Thematically, the song draws from a lineage of party and seduction tracks that prioritize rhythm and atmosphere over lyrical complexity. This is not a criticism; it reflects a deliberate compositional choice. The track's value lies in its ability to generate a particular feeling rather than to elaborate a specific argument. The summer 2020 release context gave that feeling particular significance. The world was navigating the early months of the COVID-19 pandemic, a period when live music, nightlife, and the physical social gatherings that tracks like "Enjoy Yourself" typically soundtrack had been suspended. Listening to the song during that period thus involved a kind of imaginative transport, a sonic reminder of what collective enjoyment felt like before its sudden interruption.
The Latin-urban fusion embedded in the song also carries cultural meaning beyond the purely sonic. Karol G's presence on a hip-hop record released by a major American label represented a continuation of the long process by which Latin artists have negotiated space within mainstream American popular music. The bilingual structure of the collaboration, in which both artists perform in their primary registers without either one accommodating the other through translation or assimilation, reflects a more confident model of crossover than was common in earlier decades. The track does not ask Latin music to become hip-hop, nor does it ask drill to become reggaeton. It holds both in proximity and lets the contrast generate energy.
In the broader context of Pop Smoke's artistic legacy, "Enjoy Yourself" sits at one end of a tonal spectrum. His most celebrated work was often spare, menacing, and deeply rooted in the specific geography and social reality of Brooklyn. "Enjoy Yourself" represents the expansive version of his vision, the side of the artist that was beginning to explore what his voice could do in softer, more melodically playful settings. That exploration was cut short, making tracks like this one feel like previews of a future that never arrived.

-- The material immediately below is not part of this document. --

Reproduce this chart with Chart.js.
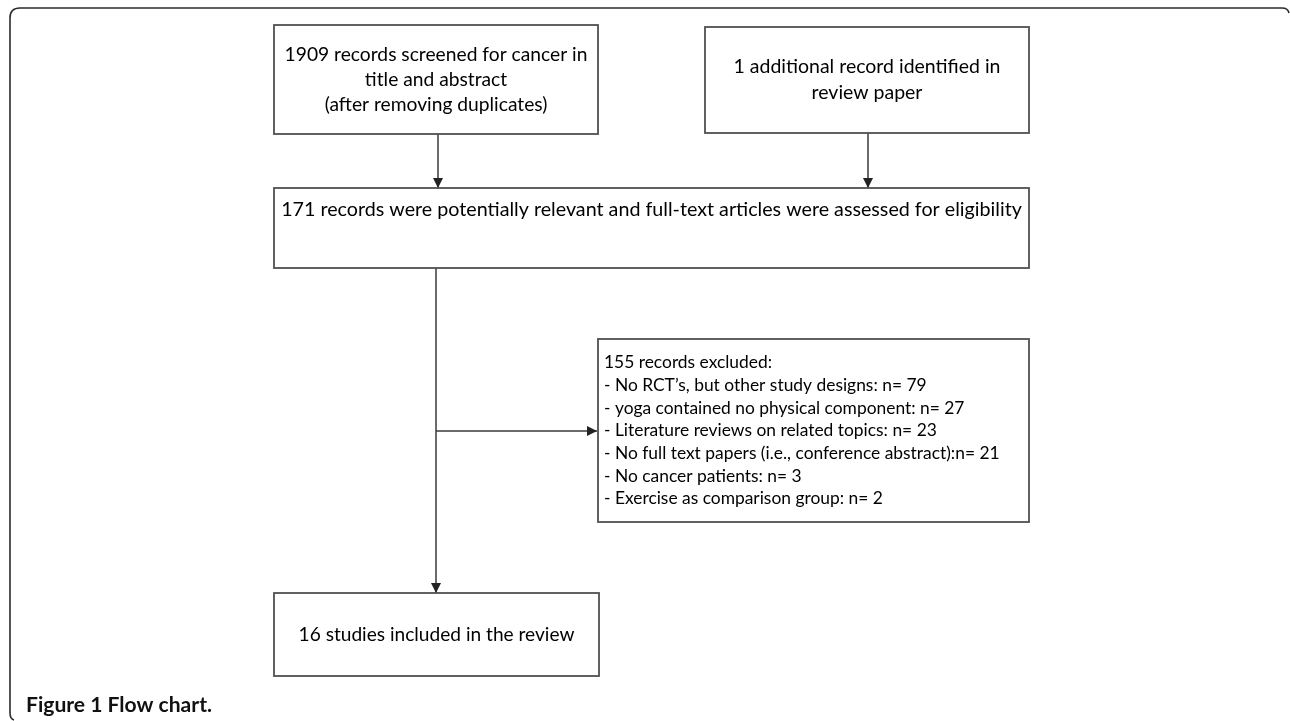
<!DOCTYPE html>
<html>
<head>
<meta charset="utf-8">
<script src="https://cdn.jsdelivr.net/npm/chart.js@4.4.1/dist/chart.umd.min.js"></script>
<style>
    html, body { margin: 0; padding: 0; background: #fff; }
    #wrap { width: 1290px; height: 721px; position: relative; }
</style>
</head>
<body>
<div id="wrap"><canvas id="flow"></canvas></div>
<script>
//region Данные схемы
const screened = 1909;
const additional = 1;
const relevant = 171;
const excluded = 155;
const included = 16;
const reasons = [
    "No RCT\u2019s, but other study designs: n= ",
    "yoga contained no physical component: n= ",
    "Literature reviews on related topics: n= ",
    "No full text papers (i.e., conference abstract):n= ",
    "No cancer patients: n= ",
    "Exercise as comparison group: n= "
];
const reasonCounts = [79, 27, 23, 21, 3, 2];
const caption = ["Figure 1", " Flow chart."];

const boxTexts = [
    [screened + " records screened for cancer in", "title and abstract", "(after removing duplicates)"],
    [additional + " additional record identified in", "review paper"],
    [relevant + " records were potentially relevant and full-text articles were assessed for eligibility"],
    [included + " studies included in the review"],
    [excluded + " records excluded:"].concat(reasons.map((r, i) => "- " + r + reasonCounts[i]))
];
//endregion

//region Раскладка (в единицах шкал)
const layout = [
    {x0: 274, x1: 598, y0: 25, y1: 134, lines: [55, 80, 105], align: 'center', fit: [0, 303]},
    {x0: 705, x1: 1029, y0: 27, y1: 133, lines: [67, 93], align: 'center', fit: [0, 267]},
    {x0: 274, x1: 1029, y0: 188, y1: 268, lines: [210], align: 'center', fit: [0, 741]},
    {x0: 274, x1: 599, y0: 593, y1: 676, lines: [635], align: 'center', fit: [0, 276]},
    {x0: 598, x1: 1029, y0: 339, y1: 522, lines: [362, 385, 408, 430, 453, 476, 498], align: 'left', textX: 604, fit: [3, 333]}
];
const links = [
    [[438, 134], [438, 188]],
    [[868, 133], [868, 188]],
    [[436, 268], [436, 593]],
    [[436, 431], [597, 431]]
];
const FONT = "Lato, 'Open Sans', sans-serif";
//endregion

function fitSize(c, text, target, weight) {
    c.font = weight + " 20px " + FONT;
    return 20 * target / c.measureText(text).width;
}

const flowPlugin = {
    id: 'flow',
    afterDraw(chart) {
        const c = chart.ctx;
        const sx = chart.scales.x, sy = chart.scales.y;
        const X = v => sx.getPixelForValue(v);
        const Y = v => sy.getPixelForValue(v);
        c.save();

        // рамка рисунка
        c.strokeStyle = '#2b2b2b';
        c.lineWidth = 1.6;
        c.beginPath();
        c.moveTo(X(1289), Y(13));
        c.quadraticCurveTo(X(1288), Y(8), X(1282), Y(8));
        c.lineTo(X(20), Y(8));
        c.quadraticCurveTo(X(10), Y(8), X(10), Y(18));
        c.lineTo(X(10), Y(713));
        c.quadraticCurveTo(X(10), Y(719), X(14), Y(720));
        c.stroke();

        // связи
        c.strokeStyle = '#3a3a3a';
        c.fillStyle = '#222';
        c.lineWidth = 1.5;
        links.forEach(l => {
            const [a, b] = l;
            c.beginPath();
            c.moveTo(X(a[0]), Y(a[1]));
            c.lineTo(X(b[0]), Y(b[1]));
            c.stroke();
            const ang = Math.atan2(Y(b[1]) - Y(a[1]), X(b[0]) - X(a[0]));
            const len = 10, w = 5;
            const tx = X(b[0]), ty = Y(b[1]);
            c.beginPath();
            c.moveTo(tx, ty);
            c.lineTo(tx - len * Math.cos(ang) + w * Math.sin(ang), ty - len * Math.sin(ang) - w * Math.cos(ang));
            c.lineTo(tx - len * Math.cos(ang) - w * Math.sin(ang), ty - len * Math.sin(ang) + w * Math.cos(ang));
            c.closePath();
            c.fill();
        });

        // блоки
        layout.forEach((b, i) => {
            c.strokeStyle = '#505050';
            c.lineWidth = 1.8;
            c.strokeRect(X(b.x0), Y(b.y0), X(b.x1) - X(b.x0), Y(b.y1) - Y(b.y0));
            const txt = boxTexts[i];
            const size = fitSize(c, txt[b.fit[0]], b.fit[1], 'normal');
            c.font = size.toFixed(2) + "px " + FONT;
            c.fillStyle = '#000';
            c.textBaseline = 'middle';
            c.textAlign = b.align;
            const tx = b.align === 'center' ? X((b.x0 + b.x1) / 2) : X(b.textX);
            txt.forEach((t, k) => c.fillText(t, tx, Y(b.lines[k])));
        });

        // подпись
        const bs = fitSize(c, caption[0] + caption[1], 186, 'bold');
        c.font = "bold " + bs.toFixed(2) + "px " + FONT;
        c.fillStyle = '#111';
        c.textAlign = 'left';
        c.textBaseline = 'middle';
        c.fillText(caption[0] + caption[1], X(26), Y(705));
        c.restore();
    }
};

const ctx = document.getElementById('flow');
let chart = new Chart(ctx, {
    type: 'scatter',
    data: {
        datasets: [{
            data: layout.map(b => ({x: (b.x0 + b.x1) / 2, y: (b.y0 + b.y1) / 2})),
            pointRadius: 0
        }]
    },
    options: {
        responsive: true,
        maintainAspectRatio: false,
        animation: false,
        layout: {padding: 0},
        plugins: {legend: {display: false}, tooltip: {enabled: false}},
        scales: {
            x: {type: 'linear', min: 0, max: 1290, display: false},
            y: {type: 'linear', min: 0, max: 721, reverse: true, display: false}
        }
    },
    plugins: [flowPlugin]
});
</script>
</body>
</html>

Composition and Musical Identity
Musically, the production on "Enjoy Yourself" is lighter than Pop Smoke's signature drill tracks, incorporating elements of Afrobeats-influenced rhythm and Latin percussion that gave the song radio flexibility. This production choice reflected the album team's understanding that the posthumous release needed to demonstrate range, to show that Pop Smoke had been developing as an artist rather than simply repeating the formula that had initially made him famous. Whether this accurately reflects the direction he would have chosen or represents a commercial imposition on his legacy is a question that remains genuinely unresolved among fans and critics. What is certain is that the result is a track of considerable warmth and broad appeal, one that found a meaningful audience and extended Pop Smoke's reach beyond his core fan base.